Set task
Retype the run of lines that opens with the line containing "Clone this chart in D3.js." and closes with the line containing "const green = '#3ea87b'", exactly and inclusively, but skip the pictures.

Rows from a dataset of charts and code

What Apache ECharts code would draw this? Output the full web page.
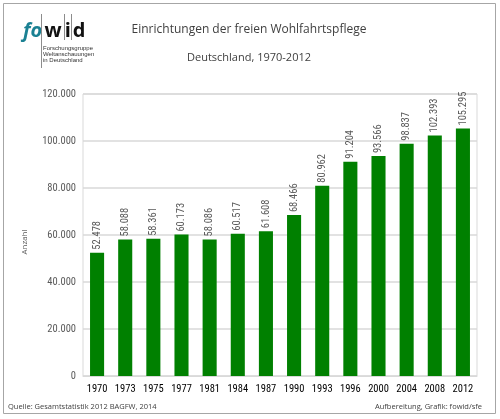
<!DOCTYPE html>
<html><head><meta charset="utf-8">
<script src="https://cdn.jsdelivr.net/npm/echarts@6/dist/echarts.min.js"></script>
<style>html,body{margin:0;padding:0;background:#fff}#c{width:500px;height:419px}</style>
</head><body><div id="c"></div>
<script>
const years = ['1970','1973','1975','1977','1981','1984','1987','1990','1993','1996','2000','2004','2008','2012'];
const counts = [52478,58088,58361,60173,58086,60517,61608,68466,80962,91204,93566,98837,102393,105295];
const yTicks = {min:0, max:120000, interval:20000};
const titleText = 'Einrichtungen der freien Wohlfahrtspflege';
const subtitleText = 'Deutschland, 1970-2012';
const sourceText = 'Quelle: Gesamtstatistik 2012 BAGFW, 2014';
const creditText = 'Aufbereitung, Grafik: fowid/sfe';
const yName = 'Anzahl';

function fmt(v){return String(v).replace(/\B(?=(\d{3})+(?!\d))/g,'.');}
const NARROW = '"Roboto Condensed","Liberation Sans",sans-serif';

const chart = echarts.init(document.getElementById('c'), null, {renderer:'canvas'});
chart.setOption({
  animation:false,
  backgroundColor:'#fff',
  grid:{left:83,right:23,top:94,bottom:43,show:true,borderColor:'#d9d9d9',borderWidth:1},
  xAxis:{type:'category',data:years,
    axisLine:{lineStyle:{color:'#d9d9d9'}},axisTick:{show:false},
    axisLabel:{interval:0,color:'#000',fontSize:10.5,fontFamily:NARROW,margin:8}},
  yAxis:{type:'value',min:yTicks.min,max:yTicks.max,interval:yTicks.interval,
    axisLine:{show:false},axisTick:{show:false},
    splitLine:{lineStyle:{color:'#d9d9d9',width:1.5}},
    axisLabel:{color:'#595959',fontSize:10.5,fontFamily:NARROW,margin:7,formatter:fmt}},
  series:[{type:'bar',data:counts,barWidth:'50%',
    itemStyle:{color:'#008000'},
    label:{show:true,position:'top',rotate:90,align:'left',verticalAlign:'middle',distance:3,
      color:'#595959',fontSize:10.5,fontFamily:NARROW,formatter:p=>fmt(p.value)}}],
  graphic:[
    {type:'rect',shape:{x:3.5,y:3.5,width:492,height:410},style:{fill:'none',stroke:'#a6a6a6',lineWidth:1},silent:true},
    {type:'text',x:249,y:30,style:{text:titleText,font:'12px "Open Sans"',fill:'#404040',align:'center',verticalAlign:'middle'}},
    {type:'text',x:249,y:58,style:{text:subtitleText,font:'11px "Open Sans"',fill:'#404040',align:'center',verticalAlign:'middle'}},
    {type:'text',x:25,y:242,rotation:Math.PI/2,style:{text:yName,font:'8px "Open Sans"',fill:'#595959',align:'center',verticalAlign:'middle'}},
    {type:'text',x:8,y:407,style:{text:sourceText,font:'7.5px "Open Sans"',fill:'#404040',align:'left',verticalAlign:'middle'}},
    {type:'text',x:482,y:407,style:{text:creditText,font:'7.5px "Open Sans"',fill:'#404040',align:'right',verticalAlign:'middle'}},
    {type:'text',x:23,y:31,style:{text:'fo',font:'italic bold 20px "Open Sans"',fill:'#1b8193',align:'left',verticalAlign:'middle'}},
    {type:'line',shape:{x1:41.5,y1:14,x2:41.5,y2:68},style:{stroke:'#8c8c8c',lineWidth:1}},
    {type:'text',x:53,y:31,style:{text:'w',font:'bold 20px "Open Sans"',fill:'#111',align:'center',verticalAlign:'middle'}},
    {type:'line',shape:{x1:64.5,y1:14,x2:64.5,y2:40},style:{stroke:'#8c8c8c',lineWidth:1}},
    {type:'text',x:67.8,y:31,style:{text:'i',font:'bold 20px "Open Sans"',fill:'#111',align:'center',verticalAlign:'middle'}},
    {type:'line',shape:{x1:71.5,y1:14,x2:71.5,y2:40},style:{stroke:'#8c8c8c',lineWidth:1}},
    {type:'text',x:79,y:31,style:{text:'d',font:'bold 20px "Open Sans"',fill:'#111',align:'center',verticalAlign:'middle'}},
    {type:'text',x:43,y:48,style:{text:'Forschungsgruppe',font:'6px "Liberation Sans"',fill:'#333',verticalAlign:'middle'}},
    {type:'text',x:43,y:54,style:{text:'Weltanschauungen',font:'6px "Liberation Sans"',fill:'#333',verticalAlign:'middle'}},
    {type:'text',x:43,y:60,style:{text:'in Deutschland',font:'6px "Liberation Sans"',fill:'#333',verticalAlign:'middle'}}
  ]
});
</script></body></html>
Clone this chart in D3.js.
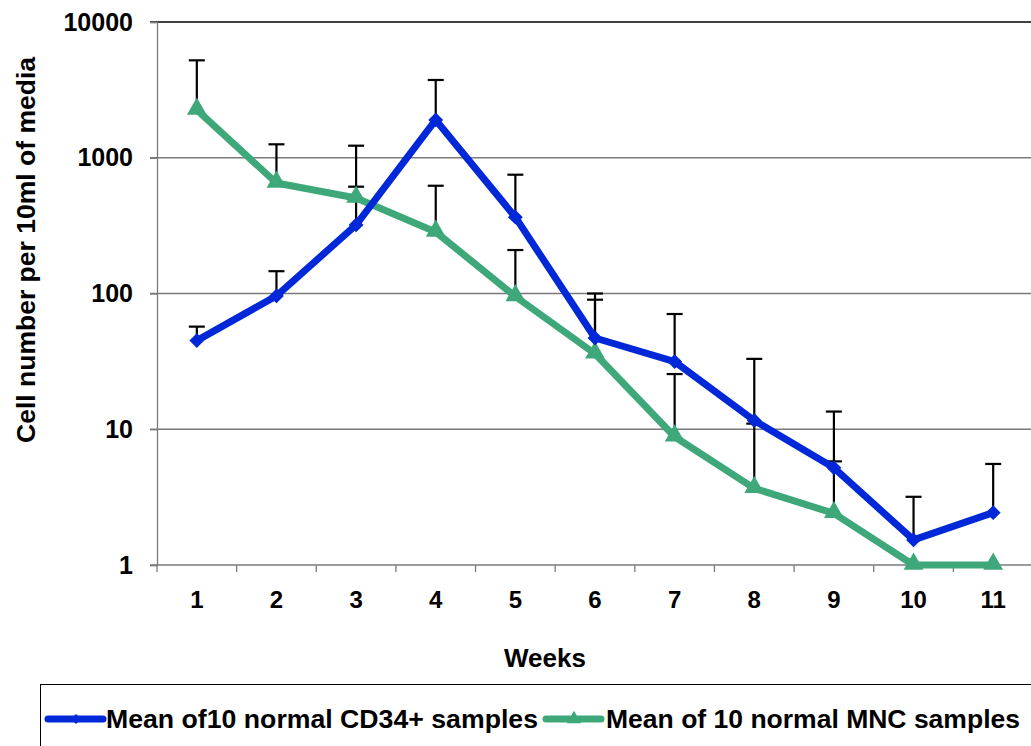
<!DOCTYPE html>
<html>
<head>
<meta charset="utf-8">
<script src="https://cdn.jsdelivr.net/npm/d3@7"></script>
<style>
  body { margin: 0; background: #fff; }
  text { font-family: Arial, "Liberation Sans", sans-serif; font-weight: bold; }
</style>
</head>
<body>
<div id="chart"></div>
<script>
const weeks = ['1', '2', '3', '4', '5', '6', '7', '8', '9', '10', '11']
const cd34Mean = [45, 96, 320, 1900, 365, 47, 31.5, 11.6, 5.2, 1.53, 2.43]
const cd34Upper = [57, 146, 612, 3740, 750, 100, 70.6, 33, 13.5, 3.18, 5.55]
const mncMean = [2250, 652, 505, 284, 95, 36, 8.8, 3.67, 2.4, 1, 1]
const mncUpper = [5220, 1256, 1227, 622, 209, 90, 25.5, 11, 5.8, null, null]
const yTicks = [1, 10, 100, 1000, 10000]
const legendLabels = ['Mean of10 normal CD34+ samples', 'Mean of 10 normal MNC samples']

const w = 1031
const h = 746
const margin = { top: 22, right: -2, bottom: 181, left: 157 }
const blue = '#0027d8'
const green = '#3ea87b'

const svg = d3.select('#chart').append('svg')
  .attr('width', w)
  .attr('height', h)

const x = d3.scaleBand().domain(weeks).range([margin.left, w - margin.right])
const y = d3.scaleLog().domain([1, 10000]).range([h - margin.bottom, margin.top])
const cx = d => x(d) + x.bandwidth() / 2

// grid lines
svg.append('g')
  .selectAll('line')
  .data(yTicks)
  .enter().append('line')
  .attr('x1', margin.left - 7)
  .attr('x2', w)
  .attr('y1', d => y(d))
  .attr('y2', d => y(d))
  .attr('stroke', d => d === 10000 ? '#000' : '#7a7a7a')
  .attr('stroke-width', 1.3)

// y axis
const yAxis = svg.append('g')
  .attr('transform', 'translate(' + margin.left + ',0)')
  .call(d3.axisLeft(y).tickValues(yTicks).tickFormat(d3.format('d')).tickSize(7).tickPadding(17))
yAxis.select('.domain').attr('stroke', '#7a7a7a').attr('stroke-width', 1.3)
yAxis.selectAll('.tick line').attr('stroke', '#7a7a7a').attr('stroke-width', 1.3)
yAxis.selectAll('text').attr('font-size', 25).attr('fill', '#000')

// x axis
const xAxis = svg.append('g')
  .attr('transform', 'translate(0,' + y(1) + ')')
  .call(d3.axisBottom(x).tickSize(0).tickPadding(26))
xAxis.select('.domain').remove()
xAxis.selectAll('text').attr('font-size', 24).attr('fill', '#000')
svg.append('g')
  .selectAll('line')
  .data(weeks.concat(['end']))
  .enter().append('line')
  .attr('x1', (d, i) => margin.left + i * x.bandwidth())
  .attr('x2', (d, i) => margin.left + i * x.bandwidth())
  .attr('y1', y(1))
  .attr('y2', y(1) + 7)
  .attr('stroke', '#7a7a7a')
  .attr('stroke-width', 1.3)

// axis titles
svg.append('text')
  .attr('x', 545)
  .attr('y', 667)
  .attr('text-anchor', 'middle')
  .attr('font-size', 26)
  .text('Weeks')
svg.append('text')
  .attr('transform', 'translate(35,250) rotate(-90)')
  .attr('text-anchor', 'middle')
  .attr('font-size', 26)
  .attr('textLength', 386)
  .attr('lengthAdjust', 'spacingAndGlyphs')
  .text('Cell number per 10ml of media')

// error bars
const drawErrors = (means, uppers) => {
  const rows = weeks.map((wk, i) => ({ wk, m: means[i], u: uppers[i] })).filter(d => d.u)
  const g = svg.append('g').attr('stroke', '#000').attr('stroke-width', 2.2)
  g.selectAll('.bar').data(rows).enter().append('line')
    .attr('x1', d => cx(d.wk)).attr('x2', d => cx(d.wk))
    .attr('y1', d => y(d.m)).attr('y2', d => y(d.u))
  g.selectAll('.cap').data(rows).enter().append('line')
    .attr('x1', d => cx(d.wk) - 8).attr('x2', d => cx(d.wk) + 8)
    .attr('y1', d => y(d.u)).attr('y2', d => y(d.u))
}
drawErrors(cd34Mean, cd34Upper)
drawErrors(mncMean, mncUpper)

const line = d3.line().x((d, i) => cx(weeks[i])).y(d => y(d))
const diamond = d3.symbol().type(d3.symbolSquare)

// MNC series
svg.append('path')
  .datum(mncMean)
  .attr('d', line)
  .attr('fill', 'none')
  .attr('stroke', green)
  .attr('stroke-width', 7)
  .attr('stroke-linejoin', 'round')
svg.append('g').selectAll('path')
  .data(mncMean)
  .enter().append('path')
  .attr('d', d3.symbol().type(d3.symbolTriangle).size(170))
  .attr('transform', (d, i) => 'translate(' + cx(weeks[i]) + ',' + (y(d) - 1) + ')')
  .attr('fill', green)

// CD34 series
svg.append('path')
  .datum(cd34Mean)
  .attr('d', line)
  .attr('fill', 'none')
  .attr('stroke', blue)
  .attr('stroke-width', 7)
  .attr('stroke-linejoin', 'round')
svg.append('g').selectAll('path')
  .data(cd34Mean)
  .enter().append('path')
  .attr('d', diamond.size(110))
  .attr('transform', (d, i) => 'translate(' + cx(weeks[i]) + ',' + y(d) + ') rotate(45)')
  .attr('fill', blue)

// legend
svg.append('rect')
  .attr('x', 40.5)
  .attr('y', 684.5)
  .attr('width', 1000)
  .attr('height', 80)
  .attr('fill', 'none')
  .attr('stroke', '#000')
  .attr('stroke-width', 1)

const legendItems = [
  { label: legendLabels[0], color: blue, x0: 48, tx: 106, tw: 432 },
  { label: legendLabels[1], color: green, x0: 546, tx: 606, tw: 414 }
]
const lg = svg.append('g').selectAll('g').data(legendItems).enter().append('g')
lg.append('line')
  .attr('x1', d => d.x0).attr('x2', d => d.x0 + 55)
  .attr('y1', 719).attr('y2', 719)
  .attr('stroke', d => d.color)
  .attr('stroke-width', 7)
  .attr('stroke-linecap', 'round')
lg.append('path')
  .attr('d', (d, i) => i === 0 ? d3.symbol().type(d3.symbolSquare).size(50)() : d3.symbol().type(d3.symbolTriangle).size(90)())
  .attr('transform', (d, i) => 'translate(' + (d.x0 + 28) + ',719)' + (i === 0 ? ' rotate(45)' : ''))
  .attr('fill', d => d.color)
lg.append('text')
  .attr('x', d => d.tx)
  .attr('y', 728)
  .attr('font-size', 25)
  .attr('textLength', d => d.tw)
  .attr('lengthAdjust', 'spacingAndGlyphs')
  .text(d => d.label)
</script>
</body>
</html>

Correct output
Clone this chart in D3.js.
<!DOCTYPE html>
<html>
<head>
<meta charset="utf-8">
<script src="https://cdn.jsdelivr.net/npm/d3@7"></script>
<style>
  body { margin: 0; background: #fff; }
  text { font-family: Arial, "Liberation Sans", sans-serif; font-weight: bold; }
</style>
</head>
<body>
<div id="chart"></div>
<script>
const weeks = ['1', '2', '3', '4', '5', '6', '7', '8', '9', '10', '11']
const cd34Mean = [45, 96, 320, 1900, 365, 47, 31.5, 11.6, 5.2, 1.53, 2.43]
const cd34Upper = [57, 146, 612, 3740, 750, 100, 70.6, 33, 13.5, 3.18, 5.55]
const mncMean = [2250, 652, 505, 284, 95, 36, 8.8, 3.67, 2.4, 1, 1]
const mncUpper = [5220, 1256, 1227, 622, 209, 90, 25.5, 11, 5.8, null, null]
const yTicks = [1, 10, 100, 1000, 10000]
const legendLabels = ['Mean of10 normal CD34+ samples', 'Mean of 10 normal MNC samples']

const w = 1031
const h = 746
const margin = { top: 22, right: -2, bottom: 181, left: 157 }
const blue = '#0027d8'
const green = '#3ea87b'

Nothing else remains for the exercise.